**Dataset content**
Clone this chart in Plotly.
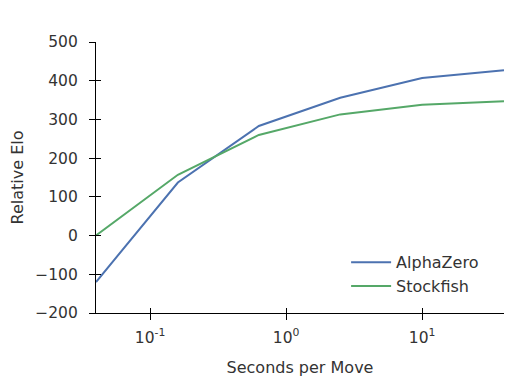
import numpy as np
import plotly.graph_objects as go

seconds = [0.04, 0.16, 0.63, 2.5, 10, 40]
alphazero = [-120, 137, 283, 356, 407, 427]
stockfish = [0, 157, 260, 313, 338, 347]
x_tickvals = [0.1, 1, 10]
x_ticktext = ["10<sup>-1</sup>", "10<sup>0</sup>", "10<sup>1</sup>"]
y_tickvals = [-200, -100, 0, 100, 200, 300, 400, 500]

fig = go.Figure()
fig.add_trace(go.Scatter(x=seconds, y=alphazero, mode="lines", name="AlphaZero",
                         line=dict(color="#4C72B0", width=2)))
fig.add_trace(go.Scatter(x=seconds, y=stockfish, mode="lines", name="Stockfish",
                         line=dict(color="#55A868", width=2)))
# invisible trace carrying the inner-tick overlay axes
fig.add_trace(go.Scatter(x=seconds, y=stockfish, mode="lines", xaxis="x2", yaxis="y2",
                         line=dict(width=0), showlegend=False, hoverinfo="skip", opacity=0))

xr = [np.log10(0.04), np.log10(40)]
yr = [-200, 500]
txt = "#333333"
tickfont = dict(family="DejaVu Sans", size=15.5, color=txt)

fig.update_layout(
    width=513, height=370,
    margin=dict(l=88, r=17, t=34, b=65),
    paper_bgcolor="white", plot_bgcolor="white",
    font=dict(family="DejaVu Sans", size=15, color=txt),
    showlegend=True,
    legend=dict(x=0.613, y=0.25, xanchor="left", yanchor="top",
                bgcolor="rgba(0,0,0,0)",
                font=dict(family="DejaVu Sans", size=16, color=txt),
                tracegroupgap=0, itemwidth=40),
    xaxis=dict(type="log", range=xr, tickvals=x_tickvals, ticktext=x_ticktext,
               tickfont=tickfont, automargin=False,
               showline=True, linecolor="black", linewidth=1.2, mirror=False,
               ticks="outside", ticklen=6, tickwidth=1.2, tickcolor="black",
               ticklabelstandoff=4,
               showgrid=False, zeroline=False,
               title=dict(text="Seconds per Move", standoff=16,
                          font=dict(family="DejaVu Sans", size=16, color=txt))),
    yaxis=dict(range=yr, tickvals=y_tickvals, tickfont=tickfont, automargin=False,
               showline=True, linecolor="black", linewidth=1.2,
               ticks="outside", ticklen=6, tickwidth=1.2, tickcolor="black",
               ticklabelstandoff=8,
               showgrid=False, zeroline=False,
               title=dict(text="Relative Elo", standoff=9,
                          font=dict(family="DejaVu Sans", size=16, color=txt))),
    xaxis2=dict(type="log", range=xr, tickvals=x_tickvals, showticklabels=False,
                overlaying="x", side="bottom", anchor="y2", automargin=False,
                ticks="inside", ticklen=5, tickwidth=1.2, tickcolor="black",
                showgrid=False, zeroline=False, showline=False),
    yaxis2=dict(range=yr, tickvals=y_tickvals, showticklabels=False,
                overlaying="y", side="left", anchor="x2", automargin=False,
                ticks="inside", ticklen=5, tickwidth=1.2, tickcolor="black",
                showgrid=False, zeroline=False, showline=False),
)

fig.write_html("out.html")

**Given request**
Leave every image out, and retype the material exactly.

**Full answer**
Clone this chart in Plotly.
import numpy as np
import plotly.graph_objects as go

seconds = [0.04, 0.16, 0.63, 2.5, 10, 40]
alphazero = [-120, 137, 283, 356, 407, 427]
stockfish = [0, 157, 260, 313, 338, 347]
x_tickvals = [0.1, 1, 10]
x_ticktext = ["10<sup>-1</sup>", "10<sup>0</sup>", "10<sup>1</sup>"]
y_tickvals = [-200, -100, 0, 100, 200, 300, 400, 500]

fig = go.Figure()
fig.add_trace(go.Scatter(x=seconds, y=alphazero, mode="lines", name="AlphaZero",
                         line=dict(color="#4C72B0", width=2)))
fig.add_trace(go.Scatter(x=seconds, y=stockfish, mode="lines", name="Stockfish",
                         line=dict(color="#55A868", width=2)))
# invisible trace carrying the inner-tick overlay axes
fig.add_trace(go.Scatter(x=seconds, y=stockfish, mode="lines", xaxis="x2", yaxis="y2",
                         line=dict(width=0), showlegend=False, hoverinfo="skip", opacity=0))

xr = [np.log10(0.04), np.log10(40)]
yr = [-200, 500]
txt = "#333333"
tickfont = dict(family="DejaVu Sans", size=15.5, color=txt)

fig.update_layout(
    width=513, height=370,
    margin=dict(l=88, r=17, t=34, b=65),
    paper_bgcolor="white", plot_bgcolor="white",
    font=dict(family="DejaVu Sans", size=15, color=txt),
    showlegend=True,
    legend=dict(x=0.613, y=0.25, xanchor="left", yanchor="top",
                bgcolor="rgba(0,0,0,0)",
                font=dict(family="DejaVu Sans", size=16, color=txt),
                tracegroupgap=0, itemwidth=40),
    xaxis=dict(type="log", range=xr, tickvals=x_tickvals, ticktext=x_ticktext,
               tickfont=tickfont, automargin=False,
               showline=True, linecolor="black", linewidth=1.2, mirror=False,
               ticks="outside", ticklen=6, tickwidth=1.2, tickcolor="black",
               ticklabelstandoff=4,
               showgrid=False, zeroline=False,
               title=dict(text="Seconds per Move", standoff=16,
                          font=dict(family="DejaVu Sans", size=16, color=txt))),
    yaxis=dict(range=yr, tickvals=y_tickvals, tickfont=tickfont, automargin=False,
               showline=True, linecolor="black", linewidth=1.2,
               ticks="outside", ticklen=6, tickwidth=1.2, tickcolor="black",
               ticklabelstandoff=8,
               showgrid=False, zeroline=False,
               title=dict(text="Relative Elo", standoff=9,
                          font=dict(family="DejaVu Sans", size=16, color=txt))),
    xaxis2=dict(type="log", range=xr, tickvals=x_tickvals, showticklabels=False,
                overlaying="x", side="bottom", anchor="y2", automargin=False,
                ticks="inside", ticklen=5, tickwidth=1.2, tickcolor="black",
                showgrid=False, zeroline=False, showline=False),
    yaxis2=dict(range=yr, tickvals=y_tickvals, showticklabels=False,
                overlaying="y", side="left", anchor="x2", automargin=False,
                ticks="inside", ticklen=5, tickwidth=1.2, tickcolor="black",
                showgrid=False, zeroline=False, showline=False),
)

fig.write_html("out.html")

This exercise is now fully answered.